Friday, December 19, 2014

Altars Do Furnish a Room

"Thanks! Yes, that will do fine." Mr. Brack hesitated for a moment and then continued. "I take it, Mister, that you are a Catholic. Perhaps you can explain something to me. You see, I'm a Jew and don't understand. I've always had a good line in religious art: I like it myself. Well, up to about three years ago Catholic fathers were among my best customers. Prices ran high. You could not buy a decent ivory crucifix for love nor money. Well, I've got drawers full of 'em. I give between £20 and £30 for them to take 'em off the market. You see that magnificent Louis XV sideboard over there? Well, it isn't a sideboard; it's an altar. I sold it to a reverend about ten years ago for £500 when that was a lot of money. Six months ago the same reverend came back and begged me to give him £200 for it. I did. I've mucked it up a bit to make it a sideboard and shall set it for £3,000. What puzzles me is that in most cases it's the same father. Take your reverend at Walhamford. Why do you think he contacted me to get rid of the stuff in his church? Because a few years ago he bought that off me."
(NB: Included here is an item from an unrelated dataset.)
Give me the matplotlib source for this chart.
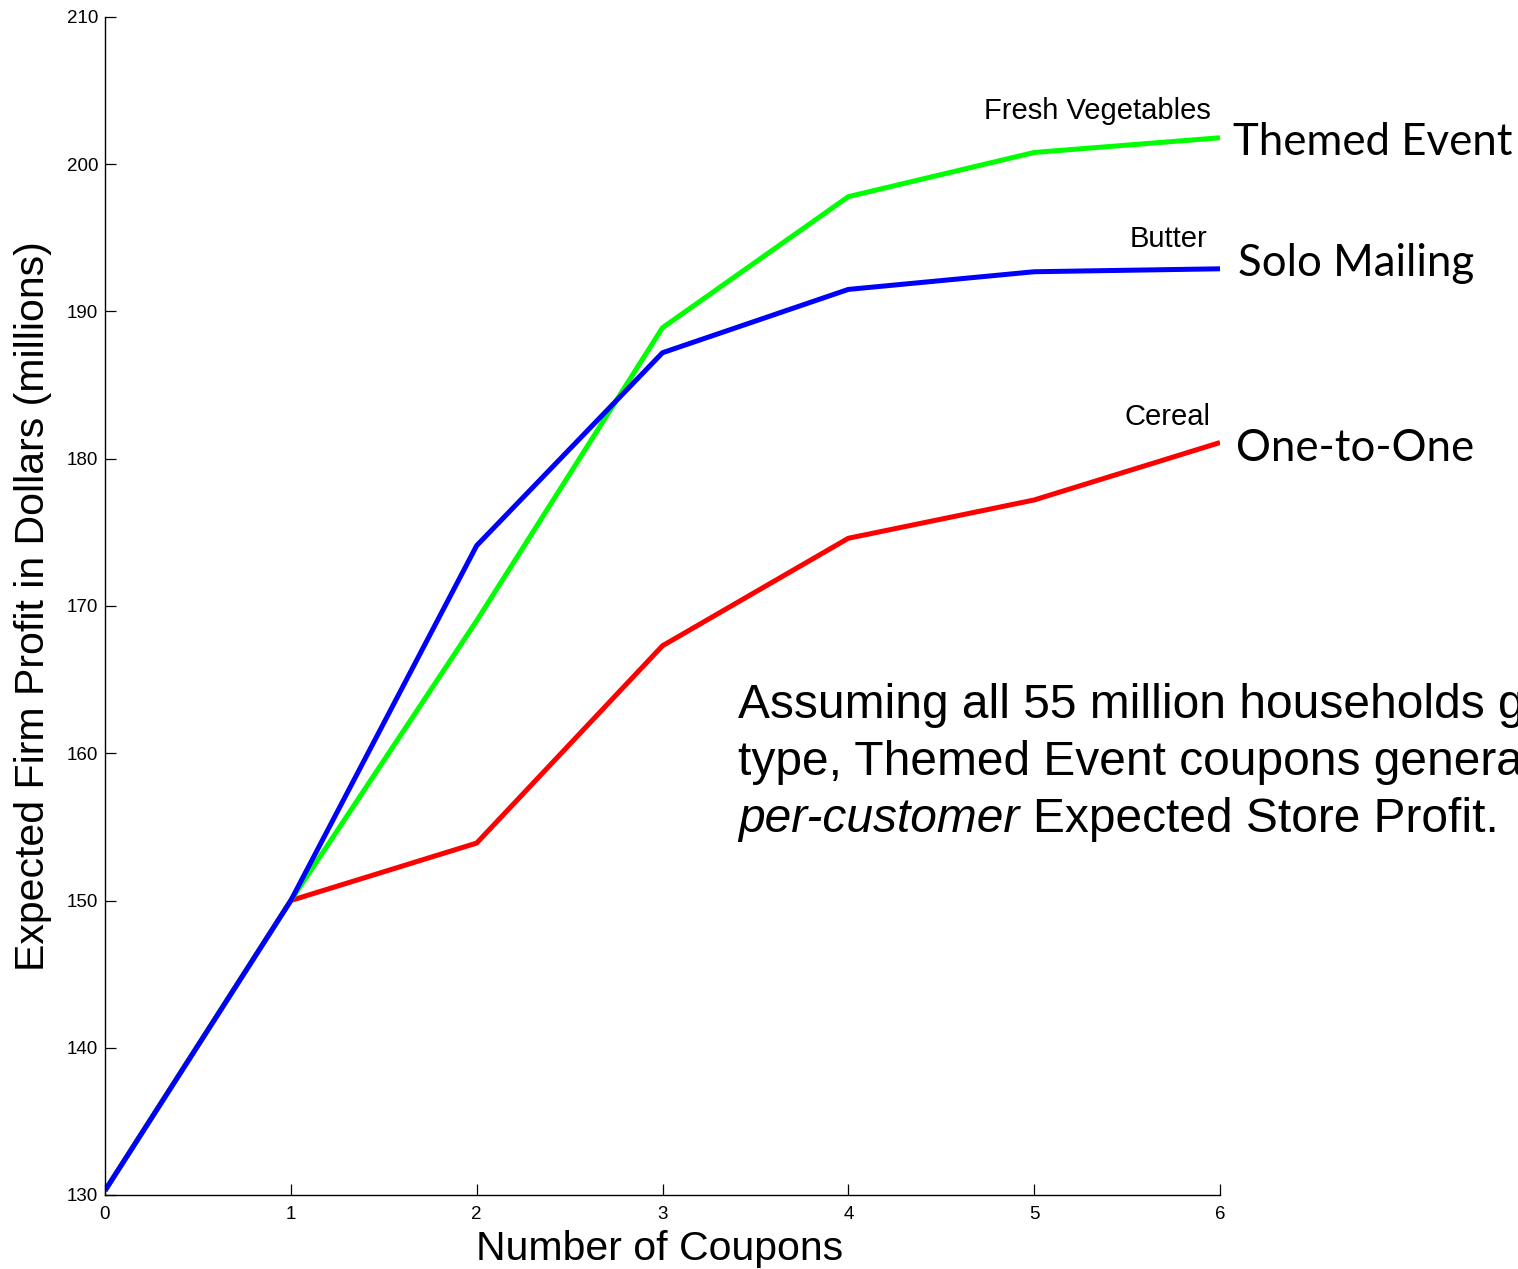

"That" was an embroidery of Our Lady after a Sassoferrato in the Louvre. It was not Edmund's taste but the workmanship was astonishing. Mr. Brack continued:

"When he sold the church stuff, he threw that in with it and asked me to give him a good price for it. 'Look here, Reverend,' I said, 'I can't. Nobody wants Madonnas now, not even you reverends. As a special favour I'll give you a tenner for it, but I'll probably have to chuck it in with the lot.' That's your father at Walthamford. They used to buy expensively and now they chuck it out. Later they'll be blaming the bloody Jews for making money out of them."

"My dear Mr. Brack, it is as much a mystery to me as it is to you. All I can say is that the Catholic clergy is suffering from collective lunacy. Incidentally, I shall buy the embroidery of the Madonna as well."

No you won't. I'll give it to you as permanent evidence of the collective lunacy."

— Bryan Houghton, Judith's Marriage, 1987, pp. 176–177.